■ The task: Return the material exactly, first line through the line containing "const yTicks = [0, 5, 10, 15, 20, 25];", and nothing more. Pictures stay out.

■ Material provided:
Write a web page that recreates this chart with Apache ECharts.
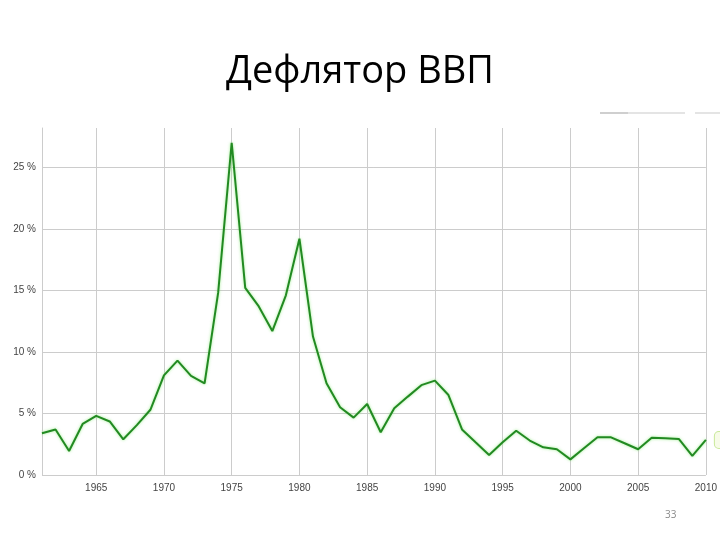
<!DOCTYPE html>
<html>
<head>
<meta charset="utf-8">
<script src="https://cdn.jsdelivr.net/npm/echarts@6/dist/echarts.min.js"></script>
<style>
html,body{margin:0;padding:0;background:#fff;}
#chart{width:720px;height:540px;}
</style>
</head>
<body>
<div id="chart"></div>
<script>
const titleText = 'Дефлятор ВВП';
const pageNumber = '33';
const seriesName = 'США';
const years = [];
for (let y = 1961; y <= 2010; y++) years.push(String(y));
const deflator = [
  3.4, 3.7, 1.95, 4.15, 4.8, 4.35, 2.9, 4.05, 5.3, 8.1,
  9.3, 8.05, 7.45, 14.8, 27.0, 15.2, 13.7, 11.7, 14.6, 19.2,
  11.25, 7.45, 5.5, 4.66, 5.77, 3.47, 5.42, 6.37, 7.3, 7.67,
  6.5, 3.7, 2.66, 1.63, 2.66, 3.6, 2.8, 2.25, 2.09, 1.27,
  2.17, 3.06, 3.06, 2.58, 2.09, 3.03, 2.98, 2.93, 1.55, 2.85
];
const yTicks = [0, 5, 10, 15, 20, 25];

const chart = echarts.init(document.getElementById('chart'), null, {renderer: 'canvas'});
chart.setOption({
  backgroundColor: '#fff',
  animation: false,
  title: {
    text: titleText,
    left: 'center',
    top: 48,
    textStyle: {fontFamily: 'Open Sans', fontWeight: 'normal', fontSize: 38, color: '#000'}
  },
  graphic: [
    {type: 'line', shape: {x1: 600, y1: 113, x2: 685, y2: 113}, style: {stroke: '#e4e4e4', lineWidth: 2}},
    {type: 'line', shape: {x1: 600, y1: 113, x2: 628, y2: 113}, style: {stroke: '#cfcfcf', lineWidth: 2}},
    {type: 'line', shape: {x1: 695, y1: 113, x2: 720, y2: 113}, style: {stroke: '#e4e4e4', lineWidth: 2}},
    {type: 'text', left: 665, top: 510, style: {text: pageNumber, fontFamily: 'Open Sans', fontSize: 10, fill: '#8a8a8a'}}
  ],
  grid: {left: 42, right: 13, top: 128, bottom: 65, containLabel: false},
  xAxis: {
    type: 'category',
    data: years,
    boundaryGap: false,
    axisLine: {show: false},
    axisTick: {show: false},
    axisLabel: {
      interval: (i, v) => Number(v) % 5 === 0,
      fontFamily: 'Liberation Sans', fontSize: 10, color: '#444', margin: 8
    },
    splitLine: {
      show: true,
      interval: (i, v) => Number(v) % 5 === 0 || i === years.length - 1,
      lineStyle: {color: '#cccccc', width: 1}
    }
  },
  yAxis: {
    type: 'value',
    min: 0,
    max: 28.2,
    interval: 5,
    axisLine: {show: true, lineStyle: {color: '#cccccc'}},
    axisTick: {show: false},
    axisLabel: {
      formatter: v => yTicks.includes(v) ? v + ' %' : '',
      fontFamily: 'Liberation Sans', fontSize: 10, color: '#444', margin: 6
    },
    splitLine: {show: true, showMaxLine: false, lineStyle: {color: '#cccccc', width: 1}}
  },
  series: [{
    name: seriesName,
    type: 'line',
    data: deflator,
    symbol: 'none',
    lineStyle: {color: '#228a22', width: 2, shadowColor: 'rgba(120,230,100,0.7)', shadowBlur: 3},
    endLabel: {
      show: true,
      formatter: seriesName,
      distance: 9,
      fontSize: 10,
      color: '#555',
      backgroundColor: '#f7fbe8',
      borderColor: '#c9e89a',
      borderWidth: 1,
      borderRadius: 4,
      padding: [3, 5]
    }
  }]
});
</script>
</body>
</html>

■ Result for this exercise:
Write a web page that recreates this chart with Apache ECharts.
<!DOCTYPE html>
<html>
<head>
<meta charset="utf-8">
<script src="https://cdn.jsdelivr.net/npm/echarts@6/dist/echarts.min.js"></script>
<style>
html,body{margin:0;padding:0;background:#fff;}
#chart{width:720px;height:540px;}
</style>
</head>
<body>
<div id="chart"></div>
<script>
const titleText = 'Дефлятор ВВП';
const pageNumber = '33';
const seriesName = 'США';
const years = [];
for (let y = 1961; y <= 2010; y++) years.push(String(y));
const deflator = [
  3.4, 3.7, 1.95, 4.15, 4.8, 4.35, 2.9, 4.05, 5.3, 8.1,
  9.3, 8.05, 7.45, 14.8, 27.0, 15.2, 13.7, 11.7, 14.6, 19.2,
  11.25, 7.45, 5.5, 4.66, 5.77, 3.47, 5.42, 6.37, 7.3, 7.67,
  6.5, 3.7, 2.66, 1.63, 2.66, 3.6, 2.8, 2.25, 2.09, 1.27,
  2.17, 3.06, 3.06, 2.58, 2.09, 3.03, 2.98, 2.93, 1.55, 2.85
];
const yTicks = [0, 5, 10, 15, 20, 25];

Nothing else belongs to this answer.